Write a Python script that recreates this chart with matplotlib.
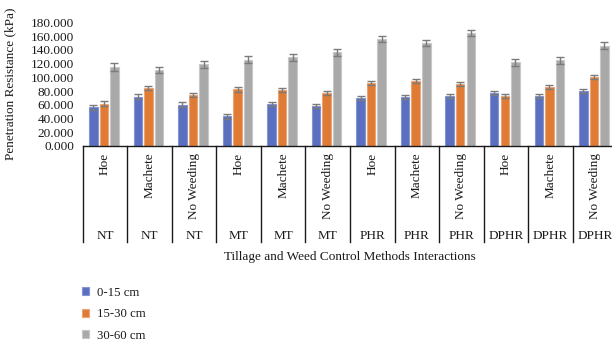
import matplotlib.pyplot as plt
import numpy as np
from matplotlib.lines import Line2D
from matplotlib.patches import Patch

plt.rcParams['font.family'] = ['Liberation Serif', 'DejaVu Serif']

tillage = ['NT', 'NT', 'NT', 'MT', 'MT', 'MT', 'PHR', 'PHR', 'PHR', 'DPHR', 'DPHR', 'DPHR']
weeding = ['Hoe', 'Machete', 'No Weeding'] * 4

depth_0_15 = [56.5, 72.0, 60.4, 43.0, 60.9, 58.0, 69.6, 71.0, 72.5, 77.8, 73.0, 80.3]
depth_15_30 = [61.9, 85.0, 74.5, 82.6, 81.7, 77.8, 91.3, 94.8, 90.4, 73.0, 86.5, 101.0]
depth_30_60 = [115.5, 110.7, 119.4, 125.6, 129.0, 136.8, 155.6, 149.8, 164.8, 122.3, 125.2, 145.9]

err_0_15 = [3.4, 3.4, 3.2, 3.5, 3.3, 3.0, 3.2, 3.0, 3.2, 3.0, 3.2, 3.0]
err_15_30 = [3.1, 3.1, 3.0, 3.3, 3.2, 3.0, 3.0, 3.2, 3.0, 3.0, 3.0, 3.0]
err_30_60 = [5.5, 4.6, 5.0, 5.0, 5.0, 5.0, 4.5, 4.5, 4.8, 5.0, 5.0, 5.0]

series = [
    ('0-15 cm', depth_0_15, err_0_15, '#5a6fbf', '#8595d3'),
    ('15-30 cm', depth_15_30, err_15_30, '#e07b36', '#eca574'),
    ('30-60 cm', depth_30_60, err_30_60, '#a9a9a9', '#c8c8c8'),
]

fig = plt.figure(figsize=(6.12, 3.45), dpi=100)
ax = fig.add_axes([82.7 / 612, 1 - 146 / 345, 534.6 / 612, 123.5 / 345])

x = np.arange(len(weeding))
width = 0.19
step = 0.237
for i, (name, vals, errs, color, edge) in enumerate(series):
    ax.bar(x + (i - 1) * step - 0.025, vals, width, color=color, edgecolor=edge,
           linewidth=0.8, label=name, zorder=2)
    ax.errorbar(x + (i - 1) * step - 0.025, vals, yerr=errs, fmt='none',
                ecolor='#7b7b7b', elinewidth=1.0, capsize=2.8, capthick=1.0, zorder=3)

ax.set_xlim(-0.5, len(weeding) - 0.5)
ax.set_ylim(0, 180)
ax.set_yticks(np.arange(0, 181, 20))
ax.set_yticklabels(['%.3f' % v for v in np.arange(0, 181, 20)], fontsize=9.5, color='#1a1a1a')
ax.tick_params(axis='y', length=0, pad=6)
ax.set_xticks([])
for side in ['top', 'right', 'left']:
    ax.spines[side].set_visible(False)
ax.spines['bottom'].set_color('#1a1a1a')
ax.spines['bottom'].set_linewidth(1.0)

# two-level category axis: weeding method on top, tillage system below
trans = ax.get_xaxis_transform()
for k in range(len(weeding) + 1):
    ax.add_line(Line2D([k - 0.5, k - 0.5], [0, -0.775], transform=trans,
                       color='#1a1a1a', linewidth=1.0, clip_on=False))
for k in range(len(weeding)):
    ax.text(k, -0.055, weeding[k], transform=trans, rotation=90, ha='center', va='top',
            fontsize=9.5, color='#1a1a1a')
    ax.text(k, -0.73, tillage[k], transform=trans, ha='center', va='center',
            fontsize=9.5, color='#1a1a1a')

ax.set_ylabel('Penetration Resistance (kPa)', fontsize=9.5, color='#1a1a1a')
ax.yaxis.set_label_coords(-0.124, 0.5)
fig.text(350 / 612, 1 - 257 / 345, 'Tillage and Weed Control Methods Interactions',
         ha='center', va='center', fontsize=9.5, color='#1a1a1a')

handles = [Patch(facecolor=s[3], edgecolor=s[4], linewidth=0.8) for s in series]
fig.legend(handles, [s[0] for s in series], loc='upper left',
           bbox_to_anchor=(70 / 612, 1 - 275 / 345), frameon=False, fontsize=9.2,
           handlelength=0.6, handleheight=0.6, handletextpad=0.6, labelspacing=0.75,
           labelcolor='#1a1a1a')

fig.savefig('out.png', dpi=100)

→ Job
Pull out every line above that holds the word "matplotlib".

→ The solution
Write a Python script that recreates this chart with matplotlib.
import matplotlib.pyplot as plt
from matplotlib.lines import Line2D
from matplotlib.patches import Patch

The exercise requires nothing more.